South Korea has become one of the world's leading producers of video games, with titles reaching millions of players across the globe. Reimagining those soundtracks through instruments whose history stretches back centuries demonstrates how comfortably Korean artists move between tradition and innovation.
That balance has become one of the defining characteristics of the country's cultural success.
Rather than treating heritage as something to be preserved behind glass, many contemporary Korean musicians incorporate traditional forms into entirely modern works, creating music that feels both rooted and forward looking.
International collaboration also plays an important role throughout the programme.
Gayageum virtuoso Kyungso Park joins Swedish bassist Björn Meyer for a performance combining Korean musical traditions with European jazz, while other performances bring together musicians from across Asia and Europe in projects that blur conventional musical boundaries.

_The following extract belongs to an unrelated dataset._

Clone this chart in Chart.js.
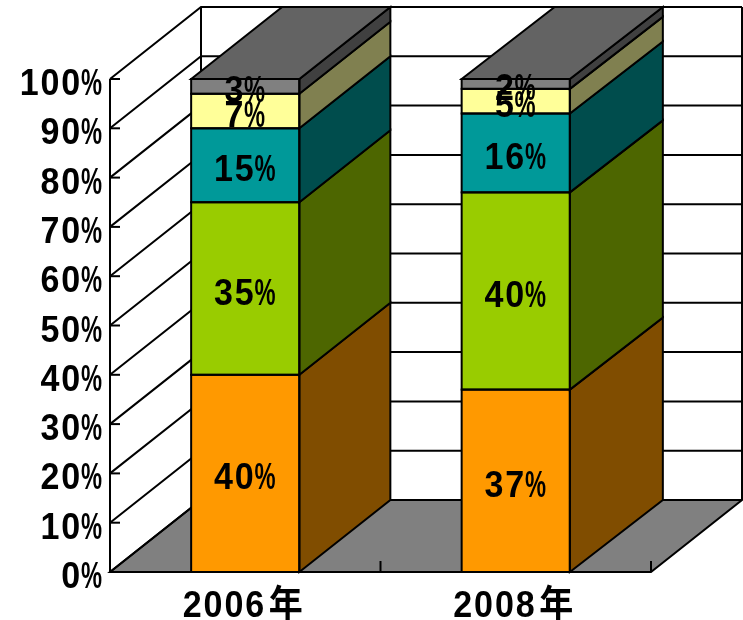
<!DOCTYPE html>
<html>
<head>
<meta charset="utf-8">
<title>2006年 / 2008年</title>
<script src="https://cdn.jsdelivr.net/npm/chart.js@4"></script>
<style>
  html, body { margin: 0; padding: 0; background: #fff; }
  canvas { display: block; }
</style>
</head>
<body>
<canvas id="chart" width="743" height="620"></canvas>
<script>
const years = ['2006年', '2008年'];
const yTicks = ['0%', '10%', '20%', '30%', '40%', '50%', '60%', '70%', '80%', '90%', '100%'];

// bottom of the stack first
const share1 = [40, 37];
const share2 = [35, 40];
const share3 = [15, 16];
const share4 = [7, 5];
const share5 = [3, 2];

const frontColors = ['#ff9900', '#99cc00', '#009999', '#ffff99', '#808080'];
const sideColors = ['#804d00', '#4d6600', '#004d4d', '#808050', '#404040'];
const topColor = '#636363';
const floorColor = '#808080';

// how far the box recedes to the back wall
const depthX = 91;
const depthY = -72;
const barDepthX = [91, 93];

const textFont = 'bold 37px "Liberation Sans", "Noto Sans CJK JP", sans-serif';
const cell = 20.8;

function poly(ctx, pts, fill) {
    ctx.beginPath();
    pts.forEach((p, i) => i ? ctx.lineTo(p[0], p[1]) : ctx.moveTo(p[0], p[1]));
    ctx.closePath();
    if (fill) {
        ctx.fillStyle = fill;
        ctx.fill();
    }
    ctx.stroke();
}

function isWide(ch) {
    return ch.charCodeAt(0) > 255;
}

function textWidth(text) {
    let w = 0;
    for (const ch of text) w += isWide(ch) ? cell * 2 : cell;
    return w;
}

// gothic style: every glyph squeezed into a fixed half width or full width cell
function monoText(ctx, text, x, baseline) {
    ctx.save();
    ctx.font = textFont;
    ctx.fillStyle = '#000';
    ctx.textAlign = 'center';
    ctx.textBaseline = 'alphabetic';
    let pos = x;
    for (const ch of text) {
        const w = isWide(ch) ? cell * 2 : cell;
        const squeeze = ch === '%' ? 0.64 : 0.92;
        ctx.save();
        ctx.translate(pos + w / 2, baseline);
        ctx.scale(squeeze, 1);
        ctx.fillText(ch, 0, 0);
        ctx.restore();
        pos += w;
    }
    ctx.restore();
}

const boxPlugin = {
    id: 'box',
    // walls, floor and gridlines, behind the bars
    beforeDatasetsDraw(chart) {
        const ctx = chart.ctx;
        const { left, right } = chart.chartArea;
        const yScale = chart.scales.y;
        const xScale = chart.scales.x;
        const y0 = yScale.getPixelForValue(0);
        ctx.save();
        ctx.strokeStyle = '#000';
        ctx.lineWidth = 2;

        poly(ctx, [[left, y0], [left + depthX, y0 + depthY], [right + depthX, y0 + depthY], [right, y0]], floorColor);

        yScale.ticks.forEach(t => {
            const y = yScale.getPixelForValue(t.value);
            ctx.beginPath();
            ctx.moveTo(left, y);
            ctx.lineTo(left + depthX, y + depthY);
            ctx.lineTo(right + depthX, y + depthY);
            ctx.stroke();
            // short tick on the front edge
            ctx.beginPath();
            ctx.moveTo(left, y);
            ctx.lineTo(left + 10, y);
            ctx.stroke();
        });

        const yTop = yScale.getPixelForValue(100);
        ctx.beginPath();
        ctx.moveTo(left + depthX, yTop + depthY);
        ctx.lineTo(left + depthX, y0 + depthY);
        ctx.moveTo(right + depthX, yTop + depthY);
        ctx.lineTo(right + depthX, y0 + depthY);
        ctx.moveTo(left, yTop);
        ctx.lineTo(left, y0);
        ctx.lineTo(right, y0);
        ctx.stroke();

        // category separators on the front edge
        const step = xScale.getPixelForValue(1) - xScale.getPixelForValue(0);
        [xScale.getPixelForValue(0) + step / 2, xScale.getPixelForValue(1) + step / 2].forEach(x => {
            ctx.beginPath();
            ctx.moveTo(x, y0);
            ctx.lineTo(x, y0 - 11);
            ctx.stroke();
        });
        ctx.restore();
    },
    // side and top faces, front outlines and all the text
    afterDatasetsDraw(chart) {
        const ctx = chart.ctx;
        const count = chart.data.datasets.length;
        const yScale = chart.scales.y;
        const xScale = chart.scales.x;
        ctx.save();
        ctx.strokeStyle = '#000';
        ctx.lineWidth = 2;
        for (let d = 0; d < count; d++) {
            chart.getDatasetMeta(d).data.forEach((bar, i) => {
                const r = bar.x + bar.width / 2;
                const dx = barDepthX[i];
                poly(ctx, [[r, bar.y], [r + dx, bar.y + depthY], [r + dx, bar.base + depthY], [r, bar.base]], sideColors[d]);
                if (d === count - 1) {
                    const l = bar.x - bar.width / 2;
                    poly(ctx, [[l, bar.y], [l + dx, bar.y + depthY], [r + dx, bar.y + depthY], [r, bar.y]], topColor);
                }
                ctx.strokeRect(bar.x - bar.width / 2, bar.y, bar.width, bar.base - bar.y);
            });
        }
        ctx.restore();

        for (let d = 0; d < count; d++) {
            chart.getDatasetMeta(d).data.forEach((bar, i) => {
                const label = chart.data.datasets[d].data[i] + '%';
                monoText(ctx, label, bar.x - 1 - textWidth(label) / 2, (bar.y + bar.base) / 2 + 16);
            });
        }
        yScale.ticks.forEach(t => {
            monoText(ctx, t.label, 102 - textWidth(t.label), yScale.getPixelForValue(t.value) + 16);
        });
        xScale.ticks.forEach((t, i) => {
            monoText(ctx, t.label, xScale.getPixelForValue(i) - 1 - textWidth(t.label) / 2, 617);
        });
    }
};

function series(name, values, i) {
    return {
        label: name,
        data: values,
        backgroundColor: frontColors[i],
        borderWidth: 0,
        barPercentage: 0.4,
        categoryPercentage: 1
    };
}

new Chart(document.getElementById('chart'), {
    type: 'bar',
    data: {
        labels: years,
        datasets: [
            series('share1', share1, 0),
            series('share2', share2, 1),
            series('share3', share3, 2),
            series('share4', share4, 3),
            series('share5', share5, 4)
        ]
    },
    options: {
        responsive: false,
        animation: false,
        layout: { padding: { top: 79, right: 92, left: 0, bottom: 0 } },
        plugins: { legend: { display: false }, tooltip: { enabled: false } },
        scales: {
            x: {
                stacked: true,
                offset: true,
                grid: { display: false },
                border: { display: false },
                ticks: { display: false, autoSkip: false },
                afterFit(scale) { scale.height = 48; }
            },
            y: {
                stacked: true,
                min: 0,
                max: 100,
                grid: { display: false },
                border: { display: false },
                afterFit(scale) { scale.width = 110; },
                ticks: {
                    display: false,
                    autoSkip: false,
                    stepSize: 10,
                    callback: (value) => yTicks[value / 10]
                }
            }
        }
    },
    plugins: [boxPlugin]
});
</script>
</body>
</html>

Such collaborations have become increasingly common as artists look beyond national traditions in search of new creative possibilities. The result is music that is unmistakably international without sacrificing its cultural identity.
It is a reminder that South Korea's remarkable cultural influence extends far beyond the world of commercial pop.
For British audiences, the festival offers something increasingly rare. Not simply an opportunity to hear unfamiliar music, but a chance to discover a country whose artistic life is considerably more diverse than its global reputation sometimes suggests.
K pop may have introduced the world to Korean music.
K Music Festival makes the case that it should not be the only thing the world hears.